Running test_helm_chart_deployment Test

test_helm_chart_deployment test is skipped when running integration tests as it requires an AKS cluster, and an container in ACR. The test uses Helm to deploy the image to AKS and checks that the status is running and runs for 1 minute without crashing. To run the test:

  1. Remove @pytest.mark.skip(reason="Skipping as this test requires an AKS cluster.") from the top of the test.
  2. Ensure your Docker image is build and pushed to an ACR
  3. Ensure your AKS cluster is in and you are able to connect to it from your terminal.
  4. Run poetry run pytest tests/integration/test_helm.py -s to run the test_helm_chart_deployment test.

Testing

To maintain the quality and integrity of the cdf-fabric-replicator codebase, we have tests utilizing the pytest framework that run as part of the test Github Action. There are two kinds of tests:

  • Unit - Unit tests cover a single module or function in the code and do not require any external connections to run. Unit test files are 1 to 1 with files under cdf-fabric-replicator.
  • Integration - Integration tests cover interactions between modules as part of a service and connect to CDF and Fabric as part of the test. Integration test files are 1 to 1 with the services of the cdf-fabric-replicator such as the Timeseries Replicator, Fabric Extractor, etc

Setting Up Tests

Before running tests, ensure you have a CDF project and a Fabric workspace dedicated for testing. The integration tests create and delete CDF objects and data and require a clean environment for accurate assertions. You risk losing data if you run these tests in a dev/production environment.

Environment Variables

Environment variables are not needed to run the unit tests, but are needed for the integration tests both to run locally and to run in the Github Action.

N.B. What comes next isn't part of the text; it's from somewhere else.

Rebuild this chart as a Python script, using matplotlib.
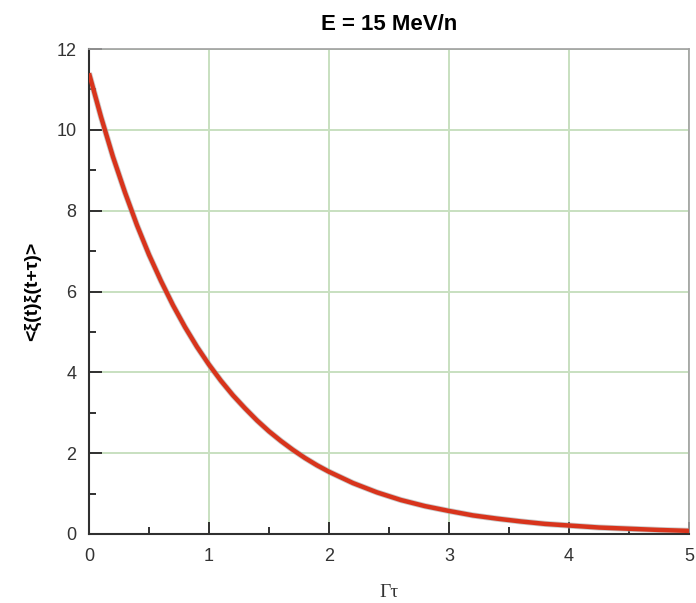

The environment variables for the tests are the same ones used for the replicator, with the addition of TEST_CONFIG_PATH, which is where the config file for the tests is located (in the repo, this file is under tests/integration/test_config.yaml).

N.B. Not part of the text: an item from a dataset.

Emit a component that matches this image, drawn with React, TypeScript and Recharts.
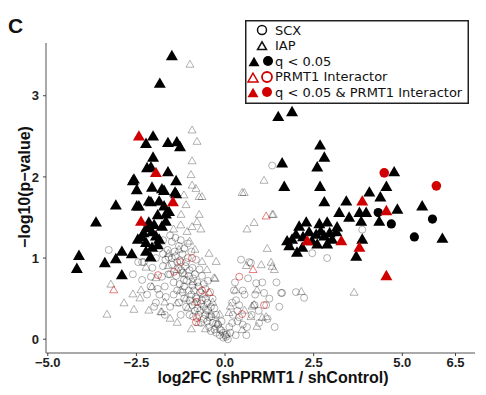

Set your test environment variables in a .env file. The integration tests will load the values from this file upon startup.

VS Code Test Explorer

Tests can run using the test explorer in VS Code. To set up the test explorer, ensure you have the Python extension installed in VS Code and follow the instructions under configure tests in the VS Code docs, configuring tests using the Pytest framework. Your test setup should look like this:

VS Code Test Explorer

Running tests using the explorer allows you to debug tests and easily manage which tests to run. Ensure that the tests also run using poetry before pushing commits.

Poetry

poetry can be used to run the tests in addition to running the replicator itself. Run all commands at the project root. These are the important poetry commands to know:

  • poetry install - Installs dependencies and sets configuration. If a library is added or the coverage settings are modified this will need to be run. pytest and pytest_mock are included in the pyproject.toml, so running an install will get your environment ready to run tests.
  • poetry run pytest <test_directory/> - Runs all tests found under the test-directory path. For example, to run just unit tests set test_directory to tests/unit.
  • poetry run coverage run -m pytest <test_directory/> - Runs the tests and creates a .coverage file that can be used to generate a report.
  • poetry run coverage report - Shows the coverage report in the terminal. A combination of the test run and coverage report is available as a VS Code launch configuration under poetry test coverage.

In the pyproject.toml file, there are configuration settings for the coverage, including the failure threshold and which files to exclude from coverage:

[tool.coverage.run]
omit = [".*", "*/tests/*"]
[tool.coverage.report]
fail_under = 90

Github Action

The Github action runs the unit tests for both Python 3.10 and 3.11 using poetry. This action will run for every pull request created for the repo. As integration tests are not part of the pull request actions, please ensure that the integration tests of the service related to your code changes passes successfully locally before making a PR.

Note: Integration tests will not pass for non-members of the cdf-fabric-replicator repository due to repository secret access for environment variables.

Best Practices for Adding Tests

  • If a fixture can be shared across multiple tests, add it to the conftest.py. Otherwise, keep fixtures that are specific to a single test in the test file. For example, the Cognite SDK Client belongs in conftest.py as all the integration tests use it to seed test data.
  • Ensure that coverage is at least 90% after any code additions. Focus especially on unit test coverage as that helps ensure that all code paths are covered and any breaking changes can be isolated to the function where they occurred.
  • Individual unit tests should not take longer than a second to run, excluding test collection. Additionally, while integration tests take longer, pay attention to increases in test run times, as that may indicate that inefficient code was introduced.
  • Limit mocks to external connections and complex functions that should be covered in separate tests. For example, mock calls to the Cognite API using the client, but don't mock simple helper functions in the code.
  • For unit tests, make sure the assertions that you add for function calls are useful. For example, ensuring that the state store was synchronized after a data write is a useful assertion, whereas asserting that a helper method was called may become stale after a refactor.
  • Add integration tests when a new feature or scenario is introduced to the codebase that wasn't captured in the integration tests before. For example, add a test if a new data type from CDF or Fabric is being replicated. If a code addition is an expansion of an existing feature, consider if adding more parameters would cover the scenario.